Konrad Adenauer, West Germany’s first post-second world war chancellor, won the most convincing election victory of his political career in 1957 with the campaign slogan “No Experiments”. This reassuringly cautious message echoed around Germany on Saturday as delegates chose Armin Laschet, the state premier of North Rhine-Westphalia, to be the new leader of the governing Christian Democratic Union party.
Mr Laschet, 59, was Chancellor Angela Merkel’s preferred candidate. He represents the brand of soothing, prudent centrism that enabled her to neutralise her political opponents and win four successive elections between 2005 and 2017. However, his victory leaves important questions unanswered about how the CDU will fight September’s Bundestag elections and, in a larger sense, about the party’s post-Merkel ideological profile.
The first point is that Mr Laschet may not even be the candidate for chancellor of the centre-right alliance made up of the CDU and the Christian Social Union, its Bavarian sister party. This honour may go to Markus Söder, the CSU leader and Bavarian premier, or even to Jens Spahn, Germany’s health minister, who supported Mr Laschet for the CDU leadership but is thought to have ambitions of his own for the chancellorship.
Both Mr Söder and Mr Spahn have performed well under pressure as the Covid-19 pandemic gripped Germany, whereas Mr Laschet has stumbled from time to time and seen his popularity ratings fall. Many politicians and activists in the CDU’s conservative wing, and in the CSU, do not think Mr Laschet is the best man to lead the alliance in the Bundestag campaign.
The second point concerns the CDU’s political direction after Ms Merkel’s departure. The party enjoys a commanding lead in opinion polls at present, but this disguises the fact that it has found it increasingly difficult in the Merkel era to hold on to its electorate.
In 2017, the CDU-CSU bloc took just under 33 per cent of the vote, its worst result since the first postwar West German elections of 1949. In the European Parliament elections of 2019, the CDU-CSU vote fell to 28.9 per cent.
The CDU has stayed in office partly because the centre-left Social Democrats are in even more serious trouble and have clung to their historic rival in “grand coalitions”, which have formed three of Germany’s last four governments.
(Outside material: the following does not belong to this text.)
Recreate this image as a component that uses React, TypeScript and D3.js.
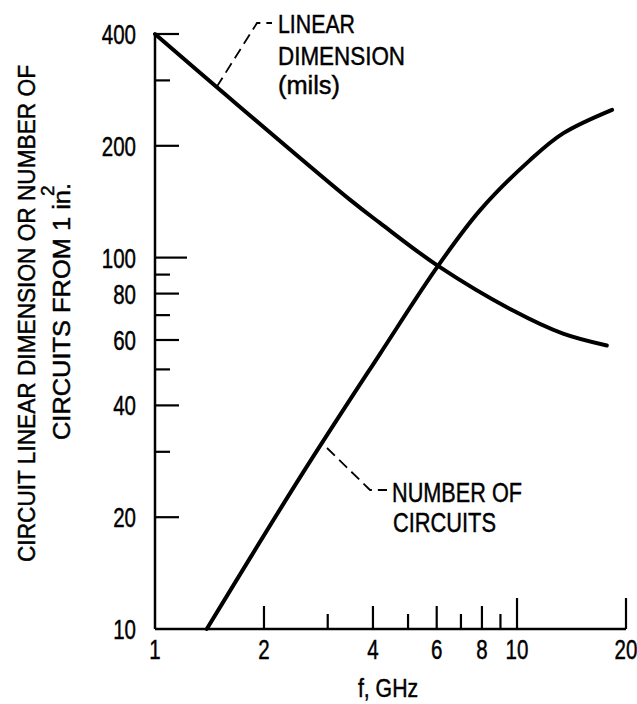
import React from "react";
import * as d3 from "d3";

// Data (log-log chart)
const linFreq = [1, 1.48, 3.46, 4.18, 6.05, 9.75, 13.4, 17.7];
const linDim = [400, 288, 143, 124, 95, 72, 62.4, 58];

const cirFreq = [1.39, 2.515, 4.18, 6.05, 7.9, 10.86, 13.4, 18.3];
const cirNum = [10, 25.6, 55, 95, 134, 183, 216, 250];

const xTickVals = [2, 3, 4, 5, 6, 7, 8, 9, 10, 20];
const xTickLabels = [1, 2, 4, 6, 8, 10, 20];
const yTickVals = [400, 300, 200, 100, 90, 80, 70, 60, 50, 40, 30, 20];
const yTickLabels = [400, 200, 100, 80, 60, 40, 20, 10];

const W = 637;
const H = 704;
const FONT = "'Liberation Sans', Arial, sans-serif";

export default function App() {
  const x = d3.scaleLog().domain([1, 20]).range([155, 626]);
  const y = d3.scaleLog().domain([10, 400]).range([629, 34]);

  const line = d3
    .line<[number, number]>()
    .x((d) => x(d[0]))
    .y((d) => y(d[1]))
    .curve(d3.curveCatmullRom.alpha(0.5));

  const linPts = linFreq.map((f, i) => [f, linDim[i]] as [number, number]);
  const cirPts = cirFreq.map((f, i) => [f, cirNum[i]] as [number, number]);

  const xTickLen = (v: number) => (v >= 10 ? 31 : v % 2 === 0 ? 23 : 15);
  const yTickLen = (v: number) => {
    if (v === 100) return 32;
    const m = v >= 100 ? v / 100 : v / 10;
    return m === 3 || m === 5 || m === 7 || m === 9 ? 15 : 24;
  };

  const x0 = x(1);
  const yb = y(10);
  const txt = { fontFamily: FONT, fill: "#000", stroke: "#000", strokeWidth: 0.45 };

  return (
    <div style={{ position: "absolute", left: 0, top: 0 }}>
      <svg width={W} height={H} style={{ display: "block", background: "#fff" }}>
        <rect x={0} y={0} width={W} height={H} fill="#fff" />
        {/* axes */}
        <line x1={x0} y1={y(400)} x2={x0} y2={yb} stroke="#000" strokeWidth={2.5} />
        <line x1={x0} y1={yb} x2={x(20)} y2={yb} stroke="#000" strokeWidth={2.5} />
        {/* x ticks */}
        {xTickVals.map((v) => (
          <line key={"xt" + v} x1={x(v)} x2={x(v)} y1={yb} y2={yb - xTickLen(v)} stroke="#000" strokeWidth={2.2} />
        ))}
        {xTickLabels.map((v) => (
          <text
            key={"xl" + v}
            transform={`translate(${x(v)},659) scale(0.76,1)`}
            textAnchor="middle"
            fontSize={27}
            {...txt}
          >
            {v}
          </text>
        ))}
        {/* y ticks */}
        {yTickVals.map((v) => (
          <line key={"yt" + v} x1={x0} x2={x0 + yTickLen(v)} y1={y(v)} y2={y(v)} stroke="#000" strokeWidth={2.2} />
        ))}
        {yTickLabels.map((v) => (
          <text
            key={"yl" + v}
            transform={`translate(136,${y(v) + 10}) scale(0.76,1)`}
            textAnchor="end"
            fontSize={27}
            {...txt}
          >
            {v}
          </text>
        ))}
        {/* curves */}
        <path d={line(linPts) || ""} fill="none" stroke="#000" strokeWidth={4} strokeLinecap="round" />
        <path d={line(cirPts) || ""} fill="none" stroke="#000" strokeWidth={4} strokeLinecap="round" />
        {/* leader lines */}
        <polyline
          points={`${x(1.48)},${y(288)} 257,23 272,23`}
          fill="none"
          stroke="#000"
          strokeWidth={1.8}
          strokeDasharray="11,6"
        />
        <polyline
          points={`327,448 370,490 387,490`}
          fill="none"
          stroke="#000"
          strokeWidth={1.8}
          strokeDasharray="11,6"
        />
        {/* annotations */}
        <g {...txt} fontSize={25.5}>
          <text x={278} y={33} textLength={77} lengthAdjust="spacingAndGlyphs">LINEAR</text>
          <text x={278} y={65} textLength={127} lengthAdjust="spacingAndGlyphs">DIMENSION</text>
          <text x={278} y={94} textLength={62} lengthAdjust="spacingAndGlyphs">(mils)</text>
        </g>
        <g {...txt} fontSize={28}>
          <text x={392} y={502} textLength={130} lengthAdjust="spacingAndGlyphs">NUMBER OF</text>
          <text x={393} y={532} textLength={103} lengthAdjust="spacingAndGlyphs">CIRCUITS</text>
        </g>
        {/* axis titles */}
        <text
          transform="translate(35,562) rotate(-90)"
          {...txt}
          fontSize={23}
          textLength={497}
          lengthAdjust="spacingAndGlyphs"
        >
          CIRCUIT LINEAR DIMENSION OR NUMBER OF
        </text>
        <text
          transform="translate(70,440) rotate(-90)"
          {...txt}
          fontSize={23}
          textLength={257}
          lengthAdjust="spacingAndGlyphs"
        >
          CIRCUITS FROM 1 in.
        </text>
        <text transform="translate(54,196) rotate(-90)" {...txt} fontSize={19}>
          2
        </text>
        <text
          transform="translate(388,697) scale(0.85,1)"
          textAnchor="middle"
          fontSize={25}
          {...txt}
        >
          f, GHz
        </text>
      </svg>
    </div>
  );
}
Germany’s mainstream parties have also been wary about sharing power at national level with two parties of the radical right and left — Alternative for Germany and Die Linke.
If Mr Laschet is the centre-right’s candidate for chancellor, it might make one potential combination after September’s elections — the CDU and Greens — more elusive. Although Germany intends to phase out coal production by 2038, Mr Laschet is a stout defender of North Rhine-Westphalia’s lignite industry. He angered environmentalists last year when he supported the opening of a new coal-fired power plant, Datteln 4, in his home state.
Another awkward problem for the CDU is that it is internally divided over how to deal with the rightwing populist AfD, especially in eastern Germany. In the 2017 election, more than 1m former CDU and CSU voters switched to AfD.
Some CDU politicians in the east want to form local coalitions with AfD despite the opposition of the CDU’s national leadership. Ms Merkel’s first successor as CDU leader Annegret Kramp-Karrenbauer was brought down last year by the local CDU’s dabbling in such a scheme in the eastern state of Thuringia.
The CDU delegates who elected Mr Laschet are calculating that Merkel-style centrism remains a political project attractive enough to deliver another election victory in September. Yet without the towering figure of the chancellor herself at the helm, the party faces hard choices about its future.